Modeling a Rapidly Urbanizing Regional Landscape to Assess Co ...
Abstract
Multifunctional periurban landscapes generally constitute the most extensive interface between anthropogenic infrastructure and ecological infrastructure. Within such areas, resilience and sustainability of essential ecological flows are predicated on maintaining or enhancing connectivity among remnant natural areas. However, the establishment of built infrastructure and metropolitan growth‐related land use change often results in fragmentation, habitat loss, and threats to ecological goods and services at a regional scale. We employ a non‐species‐based approach to landscape connectivity to assess spatial patterns of relatively natural areas in a rapidly urbanizing, multifunctional, periurban landscape in western Canada for the purpose of regional land‐use planning. We conducted a GIS spatial analysis based on “human footprint” data applied to land cover. Land‐use types were weighted according to their assumed relative impact on ecological function and the inverse of this human use layer provided a spatial index of natural integrity.
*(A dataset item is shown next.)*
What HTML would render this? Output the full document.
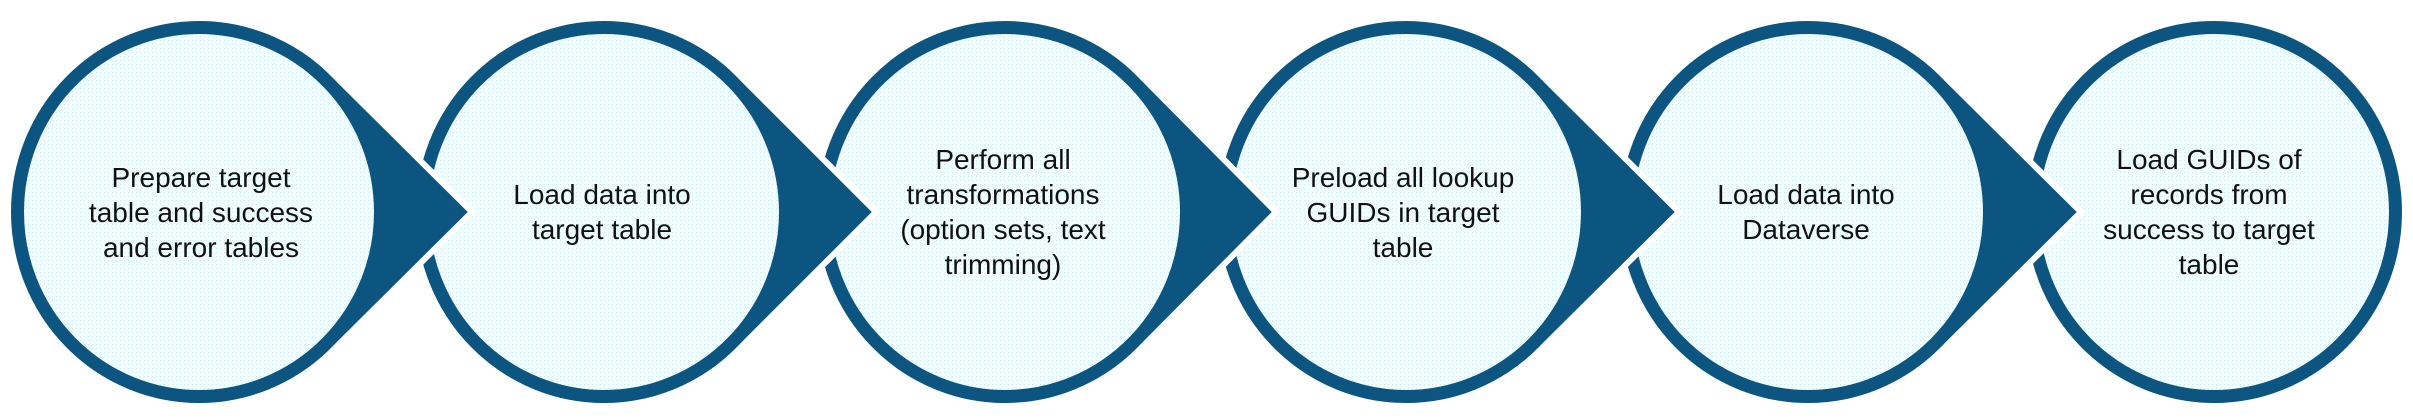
<!DOCTYPE html>
<html><head><meta charset="utf-8"><style>
html,body{margin:0;padding:0;background:#fff;width:2413px;height:420px;overflow:hidden}
svg{display:block}
text{font-family:"Liberation Sans",sans-serif;font-size:28px;fill:#111;text-anchor:middle}
</style></head><body>
<svg width="2413" height="420" viewBox="0 0 2413 420" xmlns="http://www.w3.org/2000/svg">
<defs>
<pattern id="dots" width="4" height="4" patternUnits="userSpaceOnUse">
<rect width="4" height="4" fill="#f3fbfd"/><rect width="1" height="1" fill="#c9eef7"/>
</pattern>
</defs>
<ellipse cx="2214" cy="212" rx="181.5" ry="184.5" fill="url(#dots)" stroke="#0b5580" stroke-width="13"/>

<polygon points="1940,72 2081,212 1940,352" fill="#0b5580" stroke="#fff" stroke-width="6"/>
<ellipse cx="1808" cy="212" rx="181.5" ry="184.5" fill="url(#dots)" stroke="#0b5580" stroke-width="13"/>

<polygon points="1538,72 1679,212 1538,352" fill="#0b5580" stroke="#fff" stroke-width="6"/>
<ellipse cx="1406" cy="212" rx="181.5" ry="184.5" fill="url(#dots)" stroke="#0b5580" stroke-width="13"/>

<polygon points="1137,72 1276,212 1137,352" fill="#0b5580" stroke="#fff" stroke-width="6"/>
<ellipse cx="1005" cy="212" rx="181.5" ry="184.5" fill="url(#dots)" stroke="#0b5580" stroke-width="13"/>

<polygon points="736,72 876,212 736,352" fill="#0b5580" stroke="#fff" stroke-width="6"/>
<ellipse cx="604" cy="212" rx="181.5" ry="184.5" fill="url(#dots)" stroke="#0b5580" stroke-width="13"/>

<polygon points="331,72 472,212 331,352" fill="#0b5580" stroke="#fff" stroke-width="6"/>
<ellipse cx="199" cy="212" rx="181.5" ry="184.5" fill="url(#dots)" stroke="#0b5580" stroke-width="13"/>

<text x="201" y="187">Prepare target</text>
<text x="201" y="222">table and success</text>
<text x="201" y="257">and error tables</text>

<text x="602" y="204">Load data into</text>
<text x="602" y="239">target table</text>

<text x="1003" y="169">Perform all</text>
<text x="1003" y="204">transformations</text>
<text x="1003" y="239">(option sets, text</text>
<text x="1003" y="274">trimming)</text>

<text x="1403" y="187">Preload all lookup</text>
<text x="1403" y="222">GUIDs in target</text>
<text x="1403" y="257">table</text>

<text x="1806" y="204">Load data into</text>
<text x="1806" y="239">Dataverse</text>

<text x="2209" y="169">Load GUIDs of</text>
<text x="2209" y="204">records from</text>
<text x="2209" y="239">success to target</text>
<text x="2209" y="274">table</text>
</svg>
</body></html>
We calculated ecological connectivity as a continuous gradient of permeability based on percolation theory and least‐cost distance methods for network analysis. Our results identify compelling patterns of connectivity (flow) assessment for the surface of a regional landscape level. This information is being used in a transdisciplinary, applied research and practice partnership between researchers and regional planners to strategize spatial resilience and land use sustainability. The final maps represent a graphic ecological connectivity index for the region.